In 29,000 out of 30,000 Denominations This Would Get You In Trouble

Apologists for Rome do like to number the many communions that Protestantism has provoked. At the same time, Protestants hear a lot about the superior mechanisms that Rome has for maintaining unity within a universal church.

Less do we hear from the apologists — other Roman Catholic sites on the interweb are not so bashful — about the troubling views of priests, theologians and bishops within the Roman Catholic Church. Here are a couple of recent examples that caught the eye of this vinegary Old School Presbyterian:

Will hell be empty?

Michael Voris recently came out with a video entitled simply “Fr. Barron is Wrong”, challenging the popular priest-evangelist on his repeated statements in favor of the theory proposed by the late Hans Urs von Balthasar in Dare We Hope? that it is acceptable for Christian to have good hope that Hell may be empty. Voris rightly notes that Christ Himself says some souls will definitely go to Hell on numerous occasions, and that the Church’s alleged “silence” on the definitive presence of anyone in Hell is not due to any support for the empty-hell theory, but due to the fact that the definitive presence of any one soul in Hell is not part of Divine Revelation and therefore outside the pale of the Church’s competence to define. Therefore, the fact that the Church has never “proclaimed” anyone in Hell provides no rationale whatsoever for asserting that Hell is empty.
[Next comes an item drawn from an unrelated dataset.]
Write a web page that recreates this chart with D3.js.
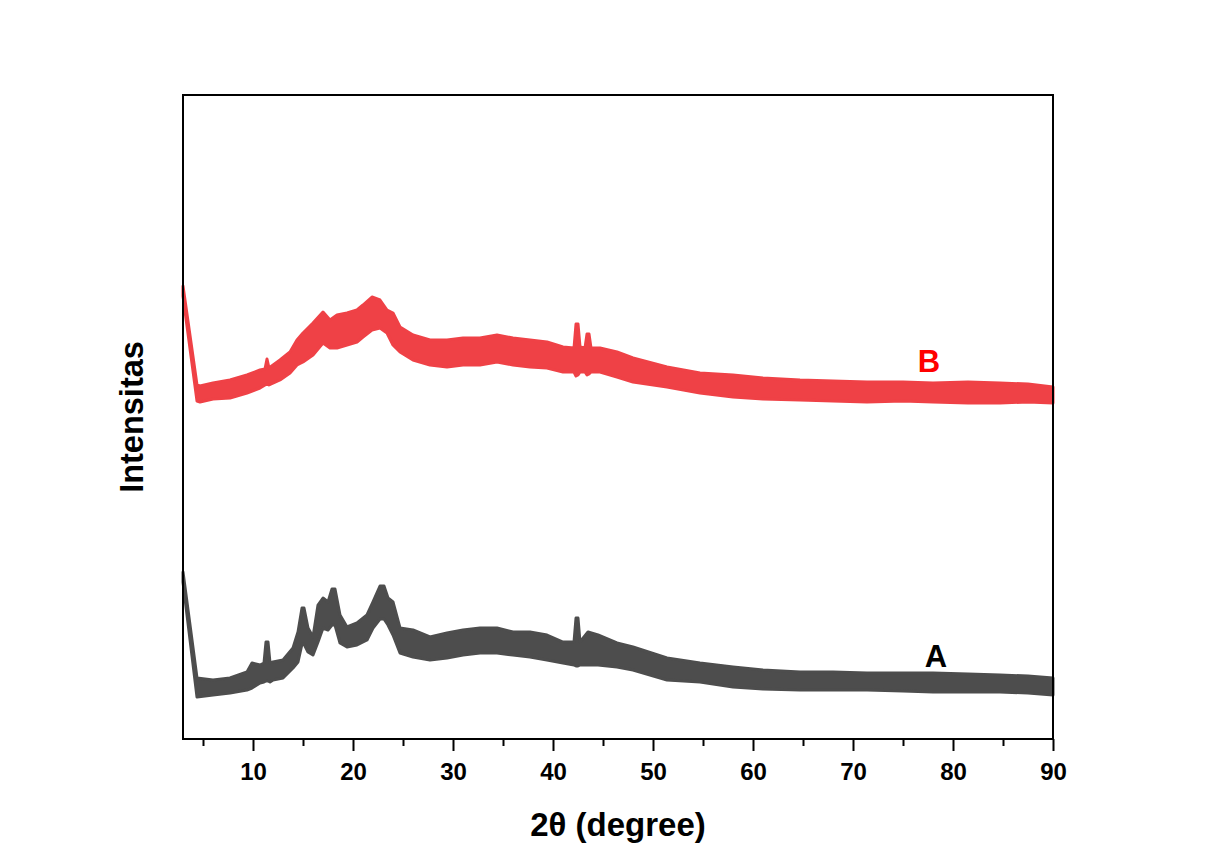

At this point Mark Shea jumped in and accused Voris of smearing Fr. Barron wrongly with his “poison.” It is not my intention here to comment on the antagonism between Voris and Shea; I am more interested in Shea’s comments that the Fr. Barron-Balthasar “Empty Hell” theory is “perfectly within the pale of orthodox speculation” and that “at the end of the day, that’s all you have: two schools of opinion–both of which are allowed by the Church.” Thus, the Balthasarian “Empty Hell” theory is granted a legitimate place on the spectrum of legitimate opinions upon which Catholics can disagree in good conscience, and the traditional opinion that people do in fact go to Hell is also placed on the spectrum as another legitimate “option.”

Do Roman Catholic theologians teach what the church teaches?

An international group of prominent Catholic theologians have called the church’s teachings on marriage and sexuality “incomprehensible” and are asking bishops around the world to take seriously the expertise of lay people in their preparations for a global meeting of the prelates at the Vatican next year.
Church teaching on issues like contraception and same-sex marriage, the theologians write, are based on “abstract notions of natural law and [are] outdated, or at the very least scientifically uninformed” and “are for the most part incomprehensible to the majority of the faithful.”

Addressing next year’s meeting of church leaders, known as a Synod of Bishops, they say that previous such meetings involved “only carefully hand-picked members of the laity.”

Those meetings, they write, “offered no critical voice and ignored abundant evidence that the teaching of the church on marriage and sexuality was not serving the needs of the faithful.”

One reason that many Protestant denominations would not countenance deviation from church teaching and expectations is that they remember the battles with modernism during fundamentalist-like controversies and still understand theological liberalism to be a danger to Christian witness. In contrast, (overkill alert) Rome seems to have forgotten its battles with modernism thanks to the engagement of the modern world called by Vatican 2. In fact, it is curious how much latitude for downright loopy views exists in a church that has a pontiff with remarkable powers compared to a little denomination like the OPC where elders and ministers have as much power in the wider world as a customer service representative at Kroger Super Market.

When will the apologists reasons catch up with their church’s reality? And why don’t Jason and the Callers appeal to the very mechanism that is supposed to protect the church from error?

So how are we to deal with liberalism in the Catholic Church? We ought to pray earnestly for orthodoxy to flourish, support religious orders that are obedient to the teaching of church, support Catholic schools that are obedient to the teaching of the church, volunteer in our parishes and if we encounter truly egregious heterodoxy in our parishes we should contact our bishops.